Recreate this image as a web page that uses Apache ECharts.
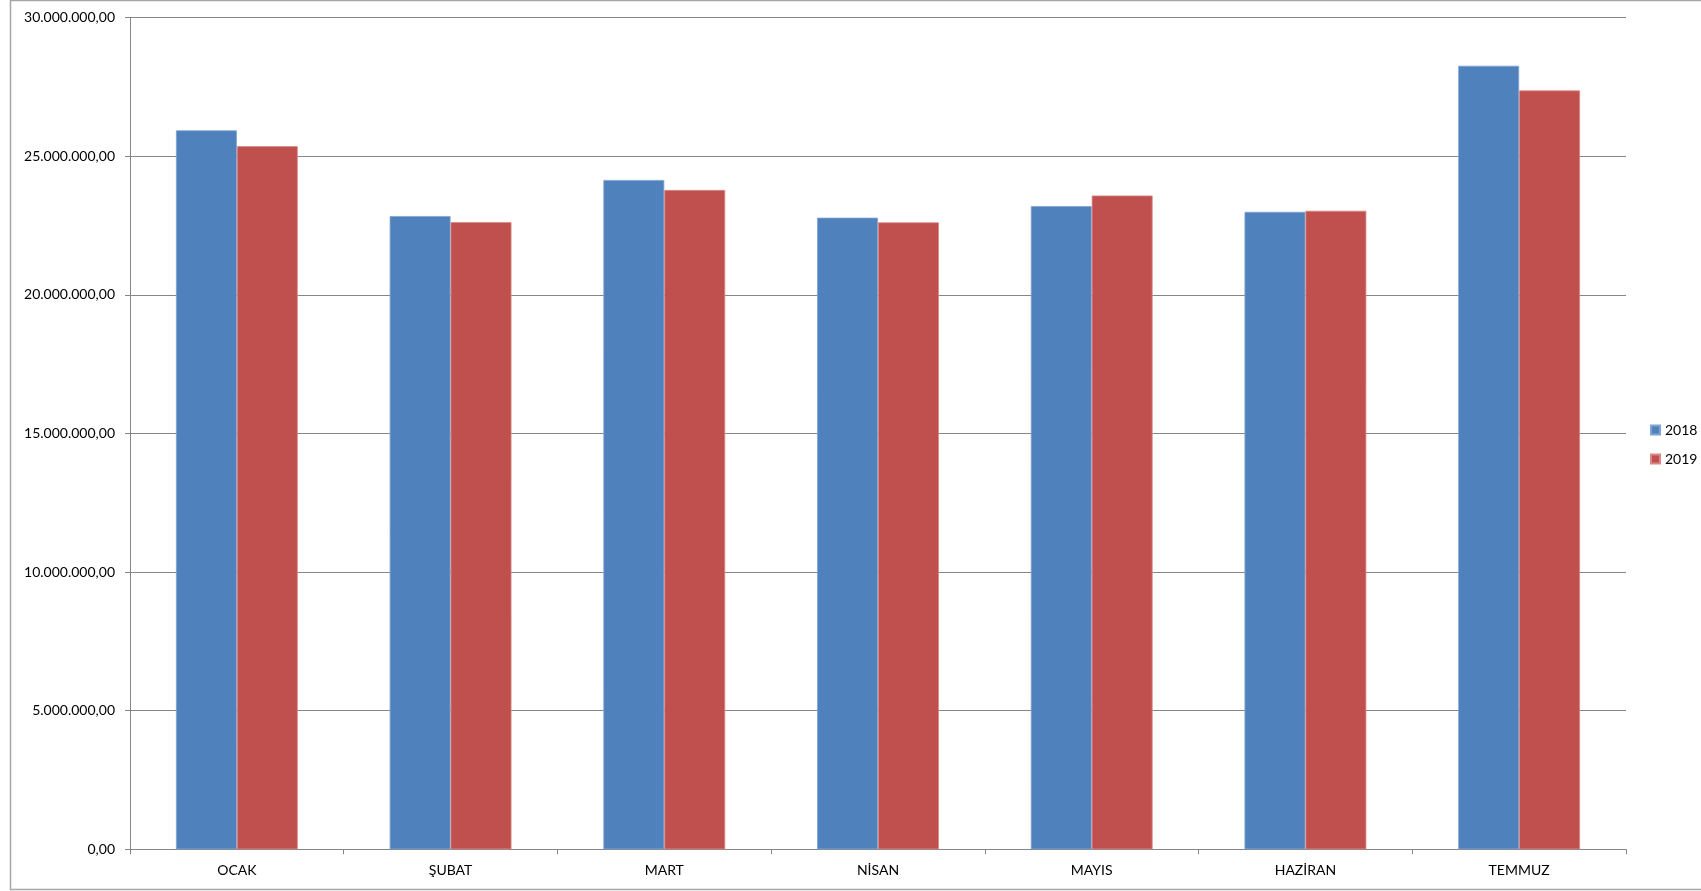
<!DOCTYPE html>
<html>
<head>
<meta charset="utf-8">
<script src="https://cdn.jsdelivr.net/npm/echarts@6/dist/echarts.min.js"></script>
<style>
html,body{margin:0;padding:0;background:#fff;}
#chart{width:1701px;height:891px;}
</style>
</head>
<body>
<div id="chart"></div>
<script>
const categories = ['OCAK', 'ŞUBAT', 'MART', 'NİSAN', 'MAYIS', 'HAZİRAN', 'TEMMUZ'];
const series2018 = [25930000, 22840000, 24140000, 22780000, 23200000, 22990000, 28260000];
const series2019 = [25360000, 22620000, 23780000, 22610000, 23580000, 23030000, 27370000];
const yMin = 0, yMax = 30000000, yInterval = 5000000;

function trFormat(v) {
  const parts = Math.round(v).toString().replace(/\B(?=(\d{3})+(?!\d))/g, '.');
  return parts + ',00';
}

const chart = echarts.init(document.getElementById('chart'));
const font = 'Lato, "Open Sans", sans-serif';
chart.setOption({
  animation: false,
  backgroundColor: '#fff',
  textStyle: { fontFamily: font },
  graphic: [{
    type: 'rect',
    shape: { x: 10.5, y: 0.5, width: 1740, height: 889 },
    style: { fill: 'none', stroke: '#a6a6a6', lineWidth: 1.5 },
    silent: true, z: -1
  }],
  grid: { left: 130, right: 75, top: 17.5, bottom: 41.7 },
  legend: {
    orient: 'vertical',
    left: 1645, top: 418,
    itemWidth: 9, itemHeight: 9, itemGap: 15,
    icon: 'rect',
    textStyle: { fontSize: 14, color: '#000', fontFamily: font },
    data: ['2018', '2019']
  },
  xAxis: {
    type: 'category',
    data: categories,
    axisLine: { lineStyle: { color: '#868686', width: 1 } },
    axisTick: { show: true, length: 5, inside: false, alignWithLabel: false, lineStyle: { color: '#868686' } },
    axisLabel: { color: '#000', fontSize: 14, margin: 14, fontFamily: font }
  },
  yAxis: {
    type: 'value',
    min: yMin, max: yMax, interval: yInterval,
    axisLine: { show: true, lineStyle: { color: '#868686', width: 1 } },
    axisTick: { show: true, length: 5, lineStyle: { color: '#868686' } },
    axisLabel: { color: '#000', fontSize: 14, margin: 15, fontFamily: font, formatter: trFormat },
    splitLine: { show: true, lineStyle: { color: '#868686', width: 1 } }
  },
  series: [
    {
      name: '2018', type: 'bar', data: series2018,
      barCategoryGap: '43%', barGap: '0%',
      itemStyle: { color: '#4F81BD', borderColor: '#7FA3D3', borderWidth: 0.8 }
    },
    {
      name: '2019', type: 'bar', data: series2019,
      barCategoryGap: '43%', barGap: '0%',
      itemStyle: { color: '#C0504D', borderColor: '#D98886', borderWidth: 0.8 }
    }
  ]
});
</script>
</body>
</html>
■ ■ ■ ■ ■
- [WORK REQUIRED]: Return the listing above in full and without alteration, excluding its pictures.

- [IN RESPONSE]:
Recreate this image as a web page that uses Apache ECharts.
<!DOCTYPE html>
<html>
<head>
<meta charset="utf-8">
<script src="https://cdn.jsdelivr.net/npm/echarts@6/dist/echarts.min.js"></script>
<style>
html,body{margin:0;padding:0;background:#fff;}
#chart{width:1701px;height:891px;}
</style>
</head>
<body>
<div id="chart"></div>
<script>
const categories = ['OCAK', 'ŞUBAT', 'MART', 'NİSAN', 'MAYIS', 'HAZİRAN', 'TEMMUZ'];
const series2018 = [25930000, 22840000, 24140000, 22780000, 23200000, 22990000, 28260000];
const series2019 = [25360000, 22620000, 23780000, 22610000, 23580000, 23030000, 27370000];
const yMin = 0, yMax = 30000000, yInterval = 5000000;

function trFormat(v) {
  const parts = Math.round(v).toString().replace(/\B(?=(\d{3})+(?!\d))/g, '.');
  return parts + ',00';
}

const chart = echarts.init(document.getElementById('chart'));
const font = 'Lato, "Open Sans", sans-serif';
chart.setOption({
  animation: false,
  backgroundColor: '#fff',
  textStyle: { fontFamily: font },
  graphic: [{
    type: 'rect',
    shape: { x: 10.5, y: 0.5, width: 1740, height: 889 },
    style: { fill: 'none', stroke: '#a6a6a6', lineWidth: 1.5 },
    silent: true, z: -1
  }],
  grid: { left: 130, right: 75, top: 17.5, bottom: 41.7 },
  legend: {
    orient: 'vertical',
    left: 1645, top: 418,
    itemWidth: 9, itemHeight: 9, itemGap: 15,
    icon: 'rect',
    textStyle: { fontSize: 14, color: '#000', fontFamily: font },
    data: ['2018', '2019']
  },
  xAxis: {
    type: 'category',
    data: categories,
    axisLine: { lineStyle: { color: '#868686', width: 1 } },
    axisTick: { show: true, length: 5, inside: false, alignWithLabel: false, lineStyle: { color: '#868686' } },
    axisLabel: { color: '#000', fontSize: 14, margin: 14, fontFamily: font }
  },
  yAxis: {
    type: 'value',
    min: yMin, max: yMax, interval: yInterval,
    axisLine: { show: true, lineStyle: { color: '#868686', width: 1 } },
    axisTick: { show: true, length: 5, lineStyle: { color: '#868686' } },
    axisLabel: { color: '#000', fontSize: 14, margin: 15, fontFamily: font, formatter: trFormat },
    splitLine: { show: true, lineStyle: { color: '#868686', width: 1 } }
  },
  series: [
    {
      name: '2018', type: 'bar', data: series2018,
      barCategoryGap: '43%', barGap: '0%',
      itemStyle: { color: '#4F81BD', borderColor: '#7FA3D3', borderWidth: 0.8 }
    },
    {
      name: '2019', type: 'bar', data: series2019,
      barCategoryGap: '43%', barGap: '0%',
      itemStyle: { color: '#C0504D', borderColor: '#D98886', borderWidth: 0.8 }
    }
  ]
});
</script>
</body>
</html>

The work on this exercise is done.